The unfortunate culprit was then suspended from a branch in middle
of the field as an example to the rest of the flock but the following
morning it was gone. The patch of scattered black feathers indicating
that a fox had taken advantage of a free snack of rook on a stick!
If it isn’t rooks it’s rabbits! Last winter we housed
the autumn lambing flock and fed hay and corn but the ewes lost
some body condition and didn’t milk as well as we might have
hoped so this month we have sown a field of fodder rape. This is
a type of brassica that can be grazed by sheep or cattle during
the winter months when grass is in short supply.
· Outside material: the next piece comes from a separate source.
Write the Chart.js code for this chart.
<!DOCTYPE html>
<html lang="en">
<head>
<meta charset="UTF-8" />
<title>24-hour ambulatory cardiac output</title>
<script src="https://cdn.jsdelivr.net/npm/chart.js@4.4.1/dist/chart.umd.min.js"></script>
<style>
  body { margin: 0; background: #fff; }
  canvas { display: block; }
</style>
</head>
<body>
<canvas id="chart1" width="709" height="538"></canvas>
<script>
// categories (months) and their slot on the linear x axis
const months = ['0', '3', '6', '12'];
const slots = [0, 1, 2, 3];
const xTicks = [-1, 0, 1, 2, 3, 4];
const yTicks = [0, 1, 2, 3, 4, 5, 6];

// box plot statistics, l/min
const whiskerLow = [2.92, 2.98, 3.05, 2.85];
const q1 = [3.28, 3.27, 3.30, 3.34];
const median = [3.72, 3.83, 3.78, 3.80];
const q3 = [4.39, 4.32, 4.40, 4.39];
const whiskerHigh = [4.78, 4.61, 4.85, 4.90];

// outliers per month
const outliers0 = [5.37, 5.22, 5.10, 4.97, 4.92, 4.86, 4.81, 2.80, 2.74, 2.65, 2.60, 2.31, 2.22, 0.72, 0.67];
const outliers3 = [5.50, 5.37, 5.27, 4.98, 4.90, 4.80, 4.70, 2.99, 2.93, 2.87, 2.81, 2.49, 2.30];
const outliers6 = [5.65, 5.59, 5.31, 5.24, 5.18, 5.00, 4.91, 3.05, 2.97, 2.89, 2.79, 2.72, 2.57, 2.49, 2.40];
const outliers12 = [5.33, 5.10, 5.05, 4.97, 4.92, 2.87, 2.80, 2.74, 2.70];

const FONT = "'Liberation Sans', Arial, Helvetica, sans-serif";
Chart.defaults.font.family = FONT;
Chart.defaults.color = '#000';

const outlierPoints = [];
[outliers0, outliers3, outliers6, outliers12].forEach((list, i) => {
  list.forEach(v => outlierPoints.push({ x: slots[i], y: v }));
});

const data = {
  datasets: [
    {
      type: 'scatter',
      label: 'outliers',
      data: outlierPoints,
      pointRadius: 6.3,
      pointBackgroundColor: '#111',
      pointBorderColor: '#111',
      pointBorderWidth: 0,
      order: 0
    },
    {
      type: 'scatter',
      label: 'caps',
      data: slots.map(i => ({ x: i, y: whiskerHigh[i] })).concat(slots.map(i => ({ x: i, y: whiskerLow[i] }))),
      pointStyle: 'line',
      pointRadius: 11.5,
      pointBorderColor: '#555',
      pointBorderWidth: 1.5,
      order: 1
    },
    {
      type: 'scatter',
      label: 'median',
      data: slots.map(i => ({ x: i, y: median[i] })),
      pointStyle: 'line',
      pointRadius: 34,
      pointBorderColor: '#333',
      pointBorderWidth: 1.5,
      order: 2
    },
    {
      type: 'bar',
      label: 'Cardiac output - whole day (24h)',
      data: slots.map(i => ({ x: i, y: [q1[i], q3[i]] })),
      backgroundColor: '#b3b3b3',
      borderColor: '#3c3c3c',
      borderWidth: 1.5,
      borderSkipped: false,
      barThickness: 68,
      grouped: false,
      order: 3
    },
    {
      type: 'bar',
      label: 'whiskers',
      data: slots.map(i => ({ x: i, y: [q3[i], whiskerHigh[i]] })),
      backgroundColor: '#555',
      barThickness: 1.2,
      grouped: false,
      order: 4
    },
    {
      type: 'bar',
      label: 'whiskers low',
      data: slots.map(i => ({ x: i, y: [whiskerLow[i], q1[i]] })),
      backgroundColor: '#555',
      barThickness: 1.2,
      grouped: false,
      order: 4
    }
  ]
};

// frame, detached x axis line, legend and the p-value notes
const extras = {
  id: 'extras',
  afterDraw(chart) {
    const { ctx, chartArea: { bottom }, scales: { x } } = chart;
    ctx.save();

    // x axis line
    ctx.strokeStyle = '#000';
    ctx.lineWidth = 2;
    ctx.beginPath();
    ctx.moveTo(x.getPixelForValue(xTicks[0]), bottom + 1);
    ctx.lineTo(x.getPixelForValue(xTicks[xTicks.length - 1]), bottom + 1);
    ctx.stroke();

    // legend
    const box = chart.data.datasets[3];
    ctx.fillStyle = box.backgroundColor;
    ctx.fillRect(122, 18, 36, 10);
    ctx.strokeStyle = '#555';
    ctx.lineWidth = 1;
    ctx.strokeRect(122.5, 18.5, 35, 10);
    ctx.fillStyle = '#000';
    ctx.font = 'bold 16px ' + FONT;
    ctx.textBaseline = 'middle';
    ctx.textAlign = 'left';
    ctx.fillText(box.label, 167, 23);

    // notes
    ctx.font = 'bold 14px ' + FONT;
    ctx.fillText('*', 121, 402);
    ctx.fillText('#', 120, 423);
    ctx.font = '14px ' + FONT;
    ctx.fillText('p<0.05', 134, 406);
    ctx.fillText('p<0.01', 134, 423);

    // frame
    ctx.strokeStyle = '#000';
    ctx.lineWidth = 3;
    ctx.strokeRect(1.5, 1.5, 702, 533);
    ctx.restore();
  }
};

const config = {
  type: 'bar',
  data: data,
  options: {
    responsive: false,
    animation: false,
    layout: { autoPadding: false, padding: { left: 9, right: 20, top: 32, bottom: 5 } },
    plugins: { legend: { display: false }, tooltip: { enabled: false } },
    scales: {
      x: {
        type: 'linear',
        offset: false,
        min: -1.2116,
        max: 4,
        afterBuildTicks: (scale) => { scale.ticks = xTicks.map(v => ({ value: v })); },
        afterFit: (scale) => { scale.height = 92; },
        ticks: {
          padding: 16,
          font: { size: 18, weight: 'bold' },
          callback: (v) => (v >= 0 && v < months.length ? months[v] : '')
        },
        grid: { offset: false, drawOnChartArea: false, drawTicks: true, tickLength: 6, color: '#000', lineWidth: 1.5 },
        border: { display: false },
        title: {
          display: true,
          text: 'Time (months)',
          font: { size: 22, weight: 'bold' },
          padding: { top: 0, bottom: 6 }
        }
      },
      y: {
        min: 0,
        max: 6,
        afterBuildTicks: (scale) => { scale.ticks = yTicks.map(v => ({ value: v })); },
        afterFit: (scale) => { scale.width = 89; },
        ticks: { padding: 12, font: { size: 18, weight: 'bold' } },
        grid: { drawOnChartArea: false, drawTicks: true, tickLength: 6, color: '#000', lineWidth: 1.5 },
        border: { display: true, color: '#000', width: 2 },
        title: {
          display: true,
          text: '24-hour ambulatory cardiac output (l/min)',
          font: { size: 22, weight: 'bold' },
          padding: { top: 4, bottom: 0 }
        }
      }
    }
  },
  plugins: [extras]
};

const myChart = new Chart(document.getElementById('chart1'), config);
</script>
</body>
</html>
A convenient heavy
shower of rain followed the drilling and the crop has established
well except in a few patches where it has been gnawed off by rabbits!
The damage is limited so I am inclined to let them enjoy their meal,
relaxed in the knowledge that the fox will probably get them once
he has finished digesting his rook!
In many respects October is the start of the farming year; besides
being the month when the winter cereal crops are sown it is also
the start of the sheep calendar when the rams run with the ewes
during “tupping”. Traditionally Michaelmas, celebrated
on September the 29th, was the day when farm labourers presented
themselves, along with their tools, at the local market town for
hire for the following year. Country folklore has it that you mustn’t
eat blackberries after Michaelmas as the devil has spat on them
because he landed in a bramble patch when he was thrown out of heaven
on St Michael’s Feast Day! The blackberries in the hedgerows
are certainly past their best but the wet summer has suited the
blackthorn which is full of fat sloes and the oak trees are laden
with acorns.
Although winter beckons it is a pleasure to walk through dew- drenched
grass in the early morning to check the cattle as they graze by
the river Dalch; their breath like steam in the chilly air. The
cattle are in prime condition now with rounded rumps; heavy tread
and shining coats, a testament to a summer of plentiful grazing.